→ **Entries provided**:
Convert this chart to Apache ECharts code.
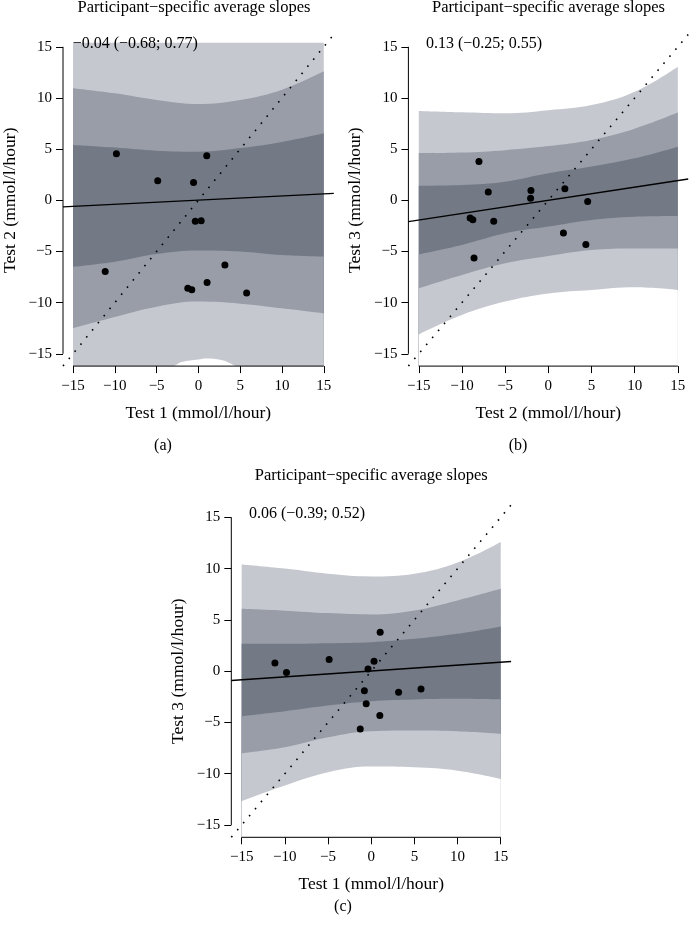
<!DOCTYPE html>
<html><head><meta charset="utf-8">
<script src="https://cdn.jsdelivr.net/npm/echarts@6/dist/echarts.min.js"></script>
<style>html,body{margin:0;padding:0;background:#fff}#c{width:689px;height:925px}</style>
</head><body><div id="c"></div>
<script>
// ---- data ----
// participant-specific average slopes (mmol/l/hour), 12 participants
const test1 = [-11.15, -9.81, -4.87, -1.27, -0.79, -0.58, -0.37, 0.33, 1.00, 1.04, 3.17, 5.77];
const test2 = [-6.95, 4.56, 1.92, -8.60, -8.74, 1.75, -2.05, -2.01, 4.35, -8.03, -6.32, -9.05];
const test3 = [0.80, -0.12, 1.13, -5.64, -1.90, -3.19, 0.20, 0.96, -4.33, 3.80, -2.05, -1.74];

const tickValues = [-15, -10, -5, 0, 5, 10, 15];
const bandX = [-15, -10, -5, 0, 5, 10, 15];

// panel (a): Test 1 vs Test 2
const aOutUp = [15.4, 15.4, 15.4, 15.4, 15.4, 15.4, 15.4];
const aMidUp = [10.95, 10.45, 9.8, 9.4, 9.8, 10.8, 12.6];
const aInUp = [5.4, 5.15, 4.85, 4.75, 5.1, 5.7, 6.55];
const aInLo = [-6.5, -6.0, -5.25, -4.9, -5.0, -5.35, -5.5];
const aMidLo = [-12.5, -11.4, -10.4, -9.9, -10.1, -10.55, -11.05];
const aOutLoX = [-15, -5, -3, -2, 0, 1, 3, 4.5, 6, 15];
const aOutLo = [-17.2, -16.5, -16.2, -15.8, -15.55, -15.45, -15.65, -16.2, -16.5, -17.2];
const aReg = [-0.65, 0.68];
const aLabel = '\u22120.04 (\u22120.68; 0.77)';

// panel (b): Test 2 vs Test 3
const bOutUp = [8.73, 8.6, 8.5, 8.8, 9.3, 10.6, 13.06];
const bMidUp = [4.6, 4.66, 4.9, 5.3, 5.9, 7.0, 8.57];
const bInUp = [1.43, 1.5, 1.82, 2.64, 3.3, 4.1, 5.24];
const bInLo = [-5.28, -4.36, -3.22, -2.57, -1.92, -1.6, -1.53];
const bMidLo = [-8.6, -7.3, -6.15, -5.44, -4.85, -4.7, -4.7];
const bOutLo = [-13.1, -11.2, -9.9, -9.1, -8.76, -8.5, -8.76];
const bReg = [-2.08, 2.08];
const bLabel = '0.13 (\u22120.25; 0.55)';

// panel (c): Test 1 vs Test 3
const cOutUp = [10.4, 10.0, 9.5, 9.24, 9.5, 10.6, 12.6];
const cMidUp = [6.08, 5.9, 5.66, 5.53, 5.92, 6.9, 8.03];
const cInUp = [2.67, 2.67, 2.73, 2.83, 3.15, 3.64, 4.36];
const cInLo = [-4.39, -3.9, -3.35, -2.93, -2.76, -2.7, -2.76];
const cMidLo = [-8.0, -7.41, -6.44, -5.85, -5.79, -5.85, -6.1];
const cOutLo = [-12.68, -11.15, -9.85, -9.3, -9.37, -9.7, -10.5];
const cReg = [-0.91, 0.94];
const cLabel = '0.06 (\u22120.39; 0.52)';

const regX = [-16.2, 16.2];
const axisMin = -16.2, axisMax = 16.2;
const title = 'Participant\u2212specific average slopes';

// ---- styling ----
const FONT = 'Liberation Serif, DejaVu Serif, serif';
const LIGHT = '#c5c8cf', MID = '#989da8', DARK = '#737a86';

const grids = [
  {left: 54.2, top: 34.5, width: 279.6, height: 331.6},
  {left: 408.4, top: 34.5, width: 279.8, height: 331.6},
  {left: 231.3, top: 505, width: 279.8, height: 332.3}
];
const xNames = ['Test 1 (mmol/l/hour)', 'Test 2 (mmol/l/hour)', 'Test 1 (mmol/l/hour)'];
const yNames = ['Test 2 (mmol/l/hour)', 'Test 3 (mmol/l/hour)', 'Test 3 (mmol/l/hour)'];

function fmt(v) { return String(v).replace('-', '\u2212'); }

function axis(i, isX) {
  return {
    type: 'value', gridIndex: i, min: axisMin, max: axisMax,
    name: isX ? xNames[i] : yNames[i], nameLocation: 'middle', nameGap: isX ? 38 : 44,
    nameTextStyle: {fontFamily: FONT, fontSize: 17.5, color: '#000'},
    axisLine: {show: false, onZero: false},
    splitLine: {show: false},
    axisTick: {show: true, customValues: tickValues, length: 7, lineStyle: {color: '#000', width: 1}},
    axisLabel: {customValues: tickValues, formatter: fmt, fontFamily: FONT, fontSize: 15, color: '#000', margin: isX ? 12.5 : 11}
  };
}

function area(i, xs, ys, color) {
  return {type: 'line', xAxisIndex: i, yAxisIndex: i, data: xs.map((x, k) => [x, ys[k]]),
    smooth: 0.4, symbol: 'none', silent: true, animation: false, z: 1,
    lineStyle: {width: 0, color: color}, areaStyle: {color: color, opacity: 1, origin: 'start'}};
}
function seg(i, pts, style, clip) {
  return {type: 'line', xAxisIndex: i, yAxisIndex: i, data: pts, symbol: 'none', silent: true,
    animation: false, clip: clip, z: 5, lineStyle: style};
}

function panel(i, b, xs, ys, reg) {
  const W = '#ffffff';
  const outLoX = b.outLoX || bandX;
  return [
    area(i, bandX, b.outUp, LIGHT),
    area(i, bandX, b.midUp, MID),
    area(i, bandX, b.inUp, DARK),
    area(i, bandX, b.inLo, MID),
    area(i, bandX, b.midLo, LIGHT),
    area(i, outLoX, b.outLo, W),
    seg(i, [[axisMin, axisMin], [axisMax, axisMax]], {color: '#000', width: 1.6, type: [1.6, 7.6]}, false),
    seg(i, regX.map((x, k) => [x, reg[k]]), {color: '#000', width: 1.3}, true),
    {type: 'scatter', xAxisIndex: i, yAxisIndex: i, data: xs.map((x, k) => [x, ys[k]]), z: 10,
      symbol: 'circle', symbolSize: 7, itemStyle: {color: '#000', opacity: 1}, silent: true, animation: false},
    seg(i, [[tickValues[0], axisMin], [tickValues[6], axisMin]], {color: '#000', width: 1}, false),
    seg(i, [[axisMin, tickValues[0]], [axisMin, tickValues[6]]], {color: '#000', width: 1}, false)
  ];
}

function txt(x, y, s, align, size) {
  return {type: 'text', x: x, y: y, silent: true, z: 100,
    style: {text: s, fontFamily: FONT, fontSize: size, fill: '#000', textAlign: align, textVerticalAlign: 'middle'}};
}

const series = [].concat(
  panel(0, {outUp: aOutUp, midUp: aMidUp, inUp: aInUp, inLo: aInLo, midLo: aMidLo, outLo: aOutLo, outLoX: aOutLoX}, test1, test2, aReg),
  panel(1, {outUp: bOutUp, midUp: bMidUp, inUp: bInUp, inLo: bInLo, midLo: bMidLo, outLo: bOutLo}, test2, test3, bReg),
  panel(2, {outUp: cOutUp, midUp: cMidUp, inUp: cInUp, inLo: cInLo, midLo: cMidLo, outLo: cOutLo}, test1, test3, cReg)
);

const chart = echarts.init(document.getElementById('c'), null, {renderer: 'canvas'});
chart.setOption({
  animation: false,
  backgroundColor: '#ffffff',
  grid: grids,
  xAxis: [axis(0, true), axis(1, true), axis(2, true)],
  yAxis: [axis(0, false), axis(1, false), axis(2, false)],
  series: series,
  graphic: [
    txt(194, 7.5, title, 'center', 16.5),
    txt(548.5, 7.5, title, 'center', 16.5),
    txt(371.3, 476, title, 'center', 16.5),
    txt(72.7, 44, aLabel, 'left', 16),
    txt(426, 44, bLabel, 'left', 16),
    txt(249, 514, cLabel, 'left', 16),
    txt(163, 446, '(a)', 'center', 16),
    txt(518, 446, '(b)', 'center', 16),
    txt(343, 907, '(c)', 'center', 16)
  ]
});
</script>
</body></html>
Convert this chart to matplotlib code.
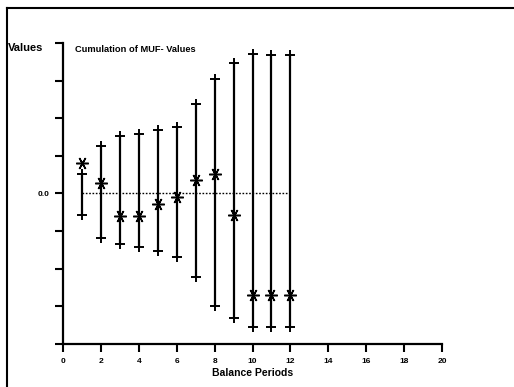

→ **Stated exercise**: Repeat only what runs from the first line of the records above to the line with "const aLabel = '\u22120.04", both included, word for word, minus the pictures.

→ **Exercise output**:
Convert this chart to Apache ECharts code.
<!DOCTYPE html>
<html><head><meta charset="utf-8">
<script src="https://cdn.jsdelivr.net/npm/echarts@6/dist/echarts.min.js"></script>
<style>html,body{margin:0;padding:0;background:#fff}#c{width:689px;height:925px}</style>
</head><body><div id="c"></div>
<script>
// ---- data ----
// participant-specific average slopes (mmol/l/hour), 12 participants
const test1 = [-11.15, -9.81, -4.87, -1.27, -0.79, -0.58, -0.37, 0.33, 1.00, 1.04, 3.17, 5.77];
const test2 = [-6.95, 4.56, 1.92, -8.60, -8.74, 1.75, -2.05, -2.01, 4.35, -8.03, -6.32, -9.05];
const test3 = [0.80, -0.12, 1.13, -5.64, -1.90, -3.19, 0.20, 0.96, -4.33, 3.80, -2.05, -1.74];

const tickValues = [-15, -10, -5, 0, 5, 10, 15];
const bandX = [-15, -10, -5, 0, 5, 10, 15];

// panel (a): Test 1 vs Test 2
const aOutUp = [15.4, 15.4, 15.4, 15.4, 15.4, 15.4, 15.4];
const aMidUp = [10.95, 10.45, 9.8, 9.4, 9.8, 10.8, 12.6];
const aInUp = [5.4, 5.15, 4.85, 4.75, 5.1, 5.7, 6.55];
const aInLo = [-6.5, -6.0, -5.25, -4.9, -5.0, -5.35, -5.5];
const aMidLo = [-12.5, -11.4, -10.4, -9.9, -10.1, -10.55, -11.05];
const aOutLoX = [-15, -5, -3, -2, 0, 1, 3, 4.5, 6, 15];
const aOutLo = [-17.2, -16.5, -16.2, -15.8, -15.55, -15.45, -15.65, -16.2, -16.5, -17.2];
const aReg = [-0.65, 0.68];
const aLabel = '\u22120.04 (\u22120.68; 0.77)';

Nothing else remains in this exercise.